Wednesday, January 25, 2006

Maybe one day...

         I'll be Mr. Fixit.  Last night Super Joe came over and we deconstructed our broken washing machine.  If I had been thinking fast, I would have taken pictures but I still can tonite.  I mean, its not as if we put the thing back together again!  I learned a lot actually, Joe being very helpful in explaining all the gadgets and switches we found inside the washer's rusted carcass.  Actually, there weren't many switches or gadgets at all, to my surprise.  Just a pressure switch, some hoses, a bunch of wires, the motor and the tub and agitator.  But It made me understand a very simply, basic, Do-It-Yourself Principle: Most things are a lot easier to fix than we are led to believe.  I'm sure many households (Us included) when confronted with a broken washing machine would just throw the thing out and buy a new one.  After all, it's old!  Why fix it?  We live in America, the land of The Next New Thing.  It's as much a part of our culture to replace barely broken old things with shiny new things that don't work as well but look sleek and shiny as is Obesity, Political Apathy, and Hyper Violence as Entertainment.  Many people, me included, just don't understand how things work these days so when they break for whatever reason, we're forced to either pay outrageous prices to have them fixed or throw it away and buy a new one.  Couple that with the fact that many manufacturers of goods are consciously reducing the quality of products so that a customer is forced to buy new ones in shorter spans....yeah.  But I digress.  It also helps that we have friends who have the hook up when it comes to these things so instead of costing me $$$$ to fix the washer or $$$$ to buy a new one, It'll cost me $55 bucks and some elbow grease.  But the knowledge I gain from doing it myself is priceless.  If You're already a Do-It-Yourselfer and live by these creeds and think I'm late on it, then..well....leave me alone!  I'm just learning this stuff.

 

         Can you tell me how to get, how to get to...

         Sesame Street.  Well I took my family there, and despite rumors of 7 foot tall pigeons and trash-can dwelling ill-tempered monsters, we had a good time.  Thanks to the tireless efforts of Raquita, we got some of the best seats in the house and Cammy was able to touch or get hugged by every single character in the show.  Except for this crazy lady named Kay.  She sang and danced with the Muppets but was a bit overenthusiastic about the whole thing, as if she was trying to make the show feel like a real Broadway show and not believe that her stage career was over before it started.  But I digress.  The show was fun and we got free popcorn and Cammy seemed to really enjoy herself, which was the point.

 

         Off the Donkey

         You heard it HERE first, folks...the phrase that pays.  Off the Donkey...like off the chain, but even more so!  We put barnyard animals up in Our shit, yo!
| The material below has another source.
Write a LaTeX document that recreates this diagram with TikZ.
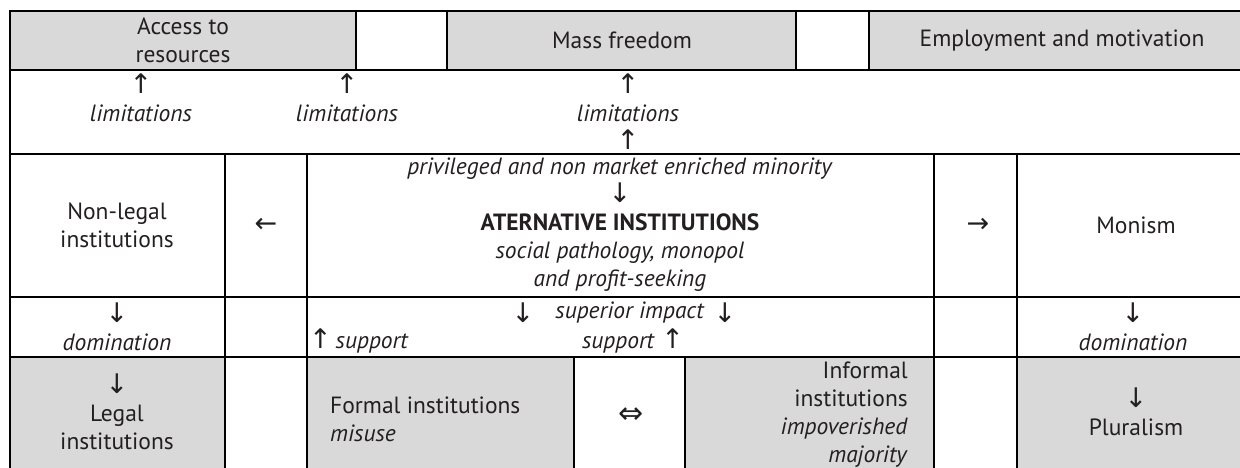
\documentclass[tikz,border=0pt]{standalone}
\usepackage{fontspec}
\setmainfont{PT Sans}
\newfontfamily\arr{DejaVu Sans}
\usetikzlibrary{fit}
\definecolor{cellgray}{HTML}{D9D9D9}
\definecolor{ink}{HTML}{231F20}
\tikzset{
  cell/.style={draw=black, line width=1.6pt, inner sep=0pt, outer sep=0pt},
  gcell/.style={cell, fill=cellgray},
  txt/.style={inner sep=0pt, align=center, text=ink, font=\fontsize{23.5}{28}\selectfont},
}
\newcommand{\ua}{{\arr\fontsize{27}{28}\selectfont ↑}}
\newcommand{\da}{{\arr\fontsize{27}{28}\selectfont ↓}}
\begin{document}
\begin{tikzpicture}[x=1pt,y=-1pt]
\useasboundingbox (0,0) rectangle (1240,468);
% row 1
\node[gcell, fit={(10,11)(356,70)}] (r1a) {};
\node[cell, fit={(356,11)(447,70)}] (r1b) {};
\node[gcell, fit={(447,11)(796,70)}] (r1c) {};
\node[cell, fit={(796,11)(869,70)}] (r1d) {};
\node[gcell, fit={(869,11)(1256,70)}] (r1e) {};
% row 2
\node[cell, fit={(10,70)(1256,154)}] (r2) {};
% row 3
\node[cell, fit={(10,154)(225,297)}] (r3a) {};
\node[cell, fit={(225,154)(307,297)}] (r3b) {};
\node[cell, fit={(307,154)(934,297)}] (r3c) {};
\node[cell, fit={(934,154)(1017,297)}] (r3d) {};
\node[cell, fit={(1017,154)(1256,297)}] (r3e) {};
% row 4
\node[cell, fit={(10,297)(225,357)}] (r4a) {};
\node[cell, fit={(225,297)(307,357)}] (r4b) {};
\node[cell, fit={(307,297)(934,357)}] (r4c) {};
\node[cell, fit={(934,297)(1017,357)}] (r4d) {};
\node[cell, fit={(1017,297)(1256,357)}] (r4e) {};
% row 5
\node[gcell, fit={(10,357)(225,490)}] (r5a) {};
\node[cell, fit={(225,357)(307,490)}] (r5b) {};
\node[gcell, fit={(307,357)(574,490)}] (r5c) {};
\node[cell, fit={(574,357)(685,490)}] (r5d) {};
\node[gcell, fit={(685,357)(934,490)}] (r5e) {};
\node[cell, fit={(934,357)(1017,490)}] (r5f) {};
\node[gcell, fit={(1017,357)(1256,490)}] (r5g) {};

% texts row 1
\node[txt] (tacc) at (183,40.5) {Access to\\resources};
\node[txt] (tmass) at (622,40.5) {Mass freedom};
\node[txt] (temp) at (1062,40.5) {Employment and motivation};
% row 2
\node[txt] (tl1) at (141,98) {\ua\\\textit{limitations}};
\node[txt] (tl2) at (347,98) {\ua\\\textit{limitations}};
\node[txt] (tl3) at (628,112) {\ua\\\textit{limitations}\\\ua};
% row 3
\node[txt] (tnon) at (117,225) {Non-legal\\institutions};
\node[txt] (tla) at (266,225) {{\arr\fontsize{27}{28}\selectfont ←}};
\node[txt] (talt) at (620,225) {\textit{privileged and non market enriched minority}\\\da\\\textbf{ATERNATIVE INSTITUTIONS}\\\textit{social pathology, monopol}\\\textit{and profit-seeking}};
\node[txt] (tra) at (978,225) {{\arr\fontsize{27}{28}\selectfont →}};
\node[txt] (tmon) at (1136,225) {Monism};
% row 4
\node[txt] (tdom1) at (117,327) {\da\\\textit{domination}};
\node[txt] (tsupa) at (523,313) {\da};
\node[txt] (tsup) at (630,313) {\textit{superior impact}};
\node[txt] (tsupb) at (725,313) {\da};
\node[txt, anchor=west] (tsl) at (309,341) {\ua\,\textit{support}};
\node[txt] (tsr) at (633,341) {\textit{support} \ua};
\node[txt] (tdom2) at (1133,327) {\da\\\textit{domination}};
% row 5
\node[txt] (tleg) at (117,412) {\da\\Legal\\institutions};
\node[txt, anchor=west, align=left] (tfor) at (330,419) {Formal institutions\\\textit{misuse}};
\node[txt] (tdbl) at (631,416) {{\arr\fontsize{30}{28}\selectfont ⇔}};
\node[txt, anchor=east, align=right] (tinf) at (908,415) {Informal\\institutions\\\textit{impoverished}\\\textit{majority}};
\node[txt] (tplu) at (1136,412) {\da\\Pluralism};
\end{tikzpicture}
\end{document}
It's THAT dope.  When you start hearing it on the radio and on TV, remember, yours truly coined it and helped to spread it like peanut butter, or the clap.

 

         The Hero with a 1000 faces by Joseph Campbell

         Im really interested in reading this book every since I talked to Gikinmaro who spoke at length to me about it.  Basically (very very basically) Campbell says that most myths and legends and religions center around a basic hero story, which is almost universally similar in structure and meaning.  He brings up some really interesting examples and conclusions and I cant wait to read it.  If any of you have happened to peruse this tome and have an opinion on it, please, let me know.

 

         That's all for now.  I have more to say but I cant remember it right now.